The rapidly changing fortunes of certain birds has prompted a wildlife charity to reassess how it publishes information about them.
Hoopoes and swallows are just two migratory species that feature in a new digital atlas of the birds of France being prepared by the Ligue pour la Protection des Oiseaux (LPO).
The project, called Oiseaux de France, plans to produce individual sheets on the birds in 2024, rather than its historic method of publishing one large physical atlas of bird life every 15 years or so.
It would allow the charity to update information about some species more quickly where necessary.
General feeling that swallows are declining across Europe
Jérémy Dupuy, coordinator of Oiseaux de France, said: “The general feeling is that swallows are declining across Europe, including France, and we see fewer of them each year, but they are not listed as threatened.
“They eat insects and modern farming methods, which have greatly cut the number of insects, have probably made it harder for them.”
Two species of swallows nest on or in buildings, and it is forbidden to destroy the nests without authorisation.
Where it is necessary, authorities might ask that artificial nests, sometimes seen in garden centres, are put up nearby.
“It does not always work,” admitted Mr Dupuy.
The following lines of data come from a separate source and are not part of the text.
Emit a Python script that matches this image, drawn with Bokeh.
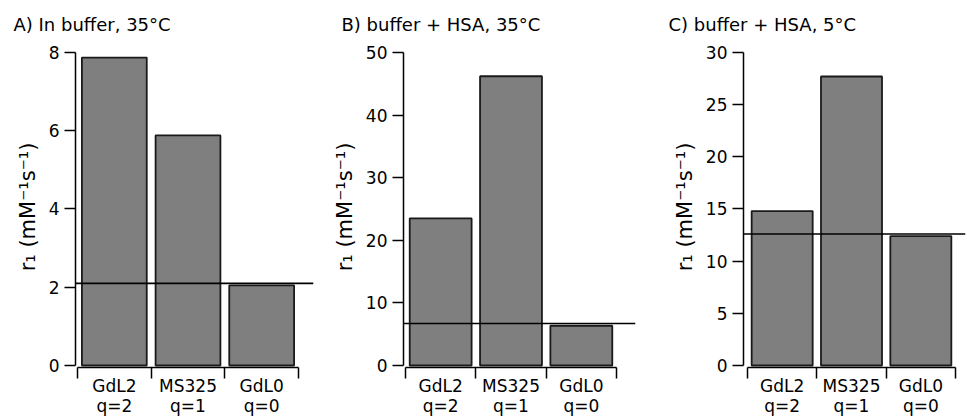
from bokeh.plotting import figure
from bokeh.layouts import row
from bokeh.models import FixedTicker, Span, Range1d, ColumnDataSource
from bokeh.embed import file_html
from bokeh.resources import INLINE

# ---- data ----
categories = ["GdL2", "MS325", "GdL0"]
hydration = ["q=2", "q=1", "q=0"]
titles = ["A) In buffer, 35°C", "B) buffer + HSA, 35°C", "C) buffer + HSA, 5°C"]
r1_buffer_35 = [7.87, 5.88, 2.05]
r1_hsa_35 = [23.5, 46.2, 6.35]
r1_hsa_5 = [14.8, 27.7, 12.4]
reference_line = [2.1, 6.7, 12.6]
y_max = [8, 50, 30]
y_step = [2, 10, 5]
y_label = "r\u2081 (mM\u207b\u00b9s\u207b\u00b9)"

series = [r1_buffer_35, r1_hsa_35, r1_hsa_5]

# ---- layout geometry (pixels) ----
# (figure width, border left, border right, px from frame left to x=0, px length of x axis 0..3, title offset)
geom = [
    (320, 75, 7, 2, 221, -62),
    (320, 83, 5, 2, 211, -62),
    (327, 103, 2, 4, 208, -75),
]
TOP, BOTTOM, H = 46, 50, 418
FONT = "DejaVu Sans"

figs = []
for i in range(3):
    W, bl, br, x0px, xlen, toff = geom[i]
    frame_w = W - bl - br
    frame_h = H - TOP - BOTTOM
    sx = xlen / 3.0
    x_start = -x0px / sx
    x_end = x_start + frame_w / sx
    sy = (frame_h - 8) / y_max[i]
    y_start = -2 / sy
    y_end = y_start + frame_h / sy

    p = figure(width=W, height=H, output_backend="svg", toolbar_location=None,
               x_range=Range1d(x_start, x_end), y_range=Range1d(y_start, y_end),
               min_border_left=bl, min_border_right=br,
               min_border_top=TOP, min_border_bottom=BOTTOM,
               title=titles[i])
    p.outline_line_color = None
    p.xgrid.visible = False
    p.ygrid.visible = False
    p.background_fill_color = "white"
    p.border_fill_color = "white"

    p.title.text_font = FONT
    p.title.text_font_size = "18px"
    p.title.text_font_style = "normal"
    p.title.text_color = "black"
    p.title.align = "left"
    p.title.offset = toff
    p.title.standoff = 23

    xs = [k + 0.5 for k in range(len(categories))]
    src = ColumnDataSource(dict(x=xs, top=series[i], cat=categories))
    p.vbar(x="x", top="top", bottom=0, width=0.88, source=src,
           fill_color="#7f7f7f", line_color="#1a1a1a", line_width=1.8)

    p.add_layout(Span(location=reference_line[i], dimension="width",
                      line_color="black", line_width=1.6))

    # x axis
    xa = p.xaxis[0]
    xa.ticker = FixedTicker(ticks=xs, minor_ticks=[float(k) for k in range(len(categories) + 1)])
    xa.major_label_overrides = {x: f"{c}\n{q}" for x, c, q in zip(xs, categories, hydration)}
    xa.bounds = (0, len(categories))
    xa.major_tick_out = 0
    xa.major_tick_in = 0
    xa.minor_tick_out = 11
    xa.minor_tick_in = 0
    xa.minor_tick_line_color = "black"
    xa.minor_tick_line_width = 1.5
    xa.axis_line_color = "black"
    xa.axis_line_width = 1.5
    xa.major_label_standoff = -3
    xa.major_label_text_font = FONT
    xa.major_label_text_font_size = "17px"
    xa.major_label_text_line_height = 1.0
    xa.major_label_text_color = "black"

    # y axis
    ya = p.yaxis[0]
    ya.ticker = FixedTicker(ticks=list(range(0, y_max[i] + 1, y_step[i])), minor_ticks=[])
    ya.bounds = (0, y_max[i])
    ya.major_tick_out = 11
    ya.major_tick_in = 0
    ya.major_tick_line_color = "black"
    ya.major_tick_line_width = 1.5
    ya.axis_line_color = "black"
    ya.axis_line_width = 1.5
    ya.major_label_standoff = 5
    ya.major_label_text_font = FONT
    ya.major_label_text_font_size = "17px"
    ya.major_label_text_color = "black"
    ya.axis_label = y_label
    ya.axis_label_text_font = FONT
    ya.axis_label_text_font_size = "21px"
    ya.axis_label_text_font_style = "normal"
    ya.axis_label_text_color = "black"
    ya.axis_label_standoff = 6

    figs.append(p)

layout = row(*figs)
open("out.html", "w").write(file_html(layout, INLINE))
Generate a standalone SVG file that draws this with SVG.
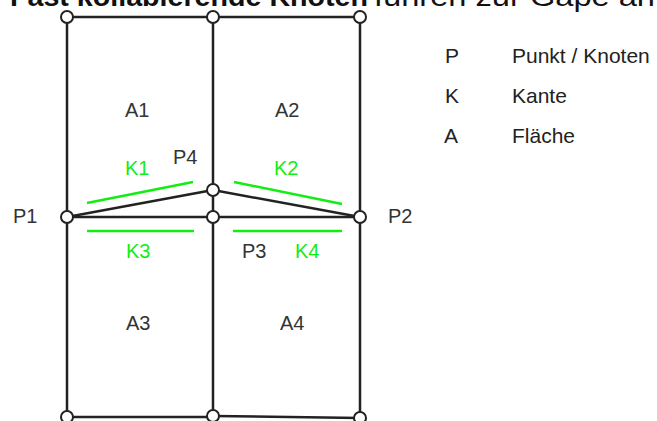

“They are more picky than blue tits, which almost always move into new nest boxes.
Swallows are very loyal to nests which are already built, and when these are removed they are disorientated and might move away.
But there have been cases where artificial nests have been ignored for years, then suddenly occupied.”
Unlike swallows, hoopoes are doing well
Unlike swallows, hoopoes are doing well, taking advantage of warmer weather to move north from their traditional areas in the south of France.
“They, too, are very attached to the same bits of ground, and it is thought that individuals often return to the same villages and gardens, year after year.”
Hoopoes nest mainly in holes in trees, or caves, but sometimes also in the roof space of houses.
They are notorious for covering their nests in faeces to deter predators.
“I have examined a few hoopoe nests and they are very, very smelly,” said Mr Dupuy.
“It is the main reason why they are not found in many inhabited buildings.
Over the years, they have realised there is a better chance of the nest being left alone in trees or caves.”
While swallows migrate to and from southern Africa, the hoopoes that come to France each year are mainly from West Africa.
Mr Dupuy said the Oiseaux de France initiative aims to show the spread of bird species in various parts of the country and the trends affecting them, and to count samples of birds.
Most of the participants in the project are professional ornithologists but amateur birdwatchers, especially those with scientific training, are also taking part.